Em Portugal, com uma parte da esquerda que não conseguiu ainda renunciar ao comunismo e outra que se faz de morta à espera que o poder lhe caia nas mãos, estas são perguntas com respostas incómodas. O exemplo paradigmático, num contexto de restrição financeira extrema, é a reacção ao corte nas pensões de sobrevivência para quem recebe mais de dois mil euros em pensões. Toda a esquerda (e a "social-democracia" do PSD, que é o PS moderado (sem o casamento gay) gritou "escândalo", mas uma sondagem mostrou que 75% dos portugueses concordam com a medida. Pudera: dois mil euros é quase o triplo do salário médio em Portugal. Pergunta-se então: a esquerda ainda sabe quem defende?

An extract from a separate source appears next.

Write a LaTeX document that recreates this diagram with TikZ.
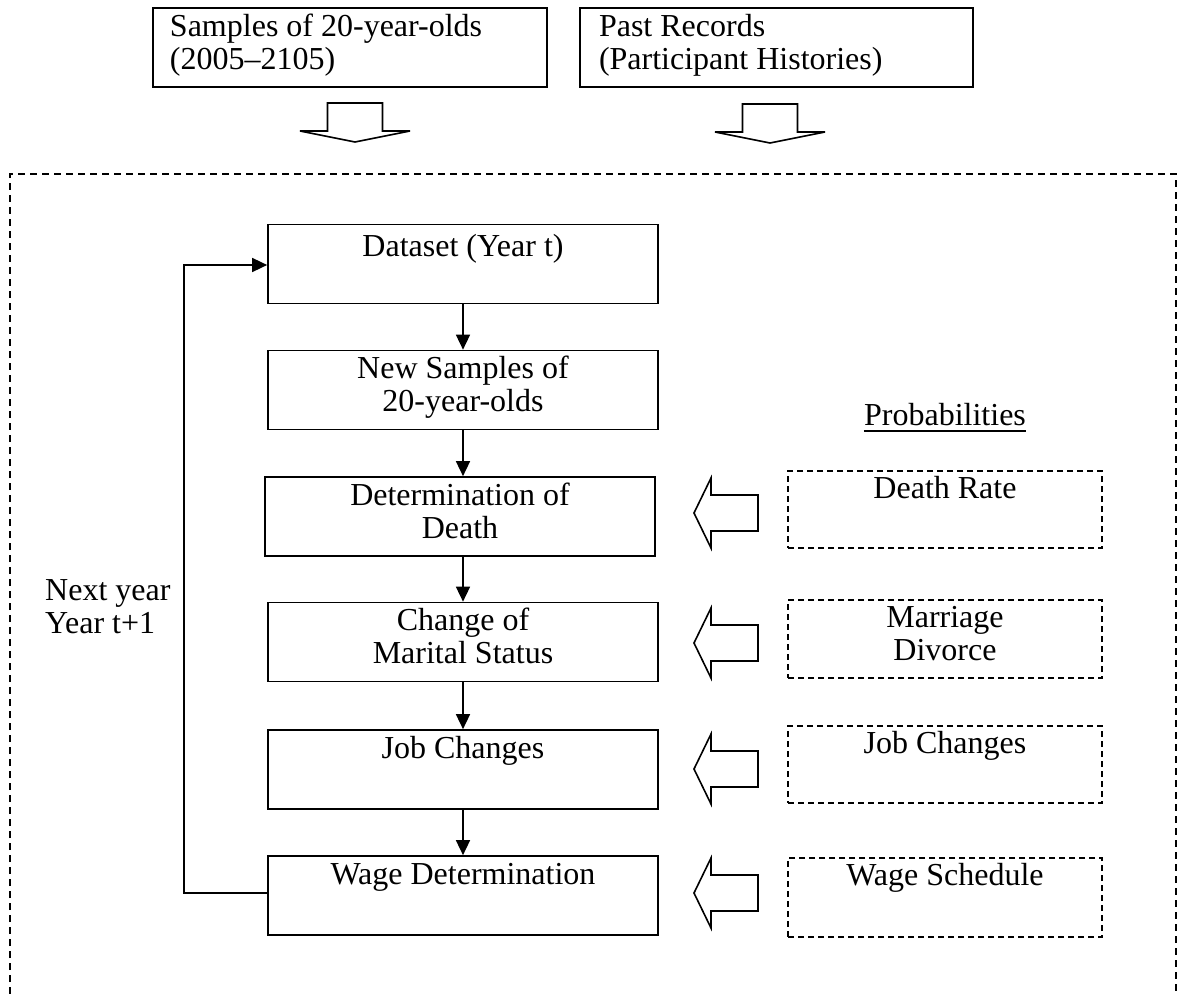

Mas há mais. O Governo acumula erros na eufemisticamente designada "reforma do Estado", corta com pouco escrutínio na Saúde, moraliza de forma constante para cima de um país que vai conhecendo enquanto governa - mas, o que defende a esquerda? A esquerda em Portugal tem uma política para a Administração Pública e a Segurança Social que anule a necessidade de cortes? Ou prefere defender um Estado social iníquo com mais impostos sobre quem trabalha? A esquerda sabe governar melhor dentro da restrição europeia que nos é imposta, e que parte da própria esquerda subscreveu? A esquerda sabe como influenciar a Europa liderada informalmente pela Alemanha de forma a flexibilizar essa restrição? A resposta para (quase) todas estas perguntas é "não".
Políticos à esquerda têm dificuldade natural em moverem-se em sociedades cada vez mais individualistas e votadas ao entretenimento - na vertente económica da política (não dos "valores"), esse é terreno mais amigo da direita. Mas a insuficiência gritante da esquerda e da social-democracia em Portugal é mais elementar: é a incapacidade em discutirem dentro da restrição financeira e do problema concreto do país (competitividade fraca para tanta dívida privada e pública).
Tal fragilidade preocupa porque entrega de bandeja à direita (a esta direita específica, de Passos Coelho) o discurso conveniente do "não há alternativa", reduz o escrutínio e diminui as opções viáveis de política. Por isso, da fuga do PS a propostas duras, aos apelos vazios dos ilustres senadores da Aula Magna, convém não ter ilusões. Não só pelos erros do passado, mas porque se demitem de contribuir no presente, também eles são responsáveis pelo "estado a que isto chegou"."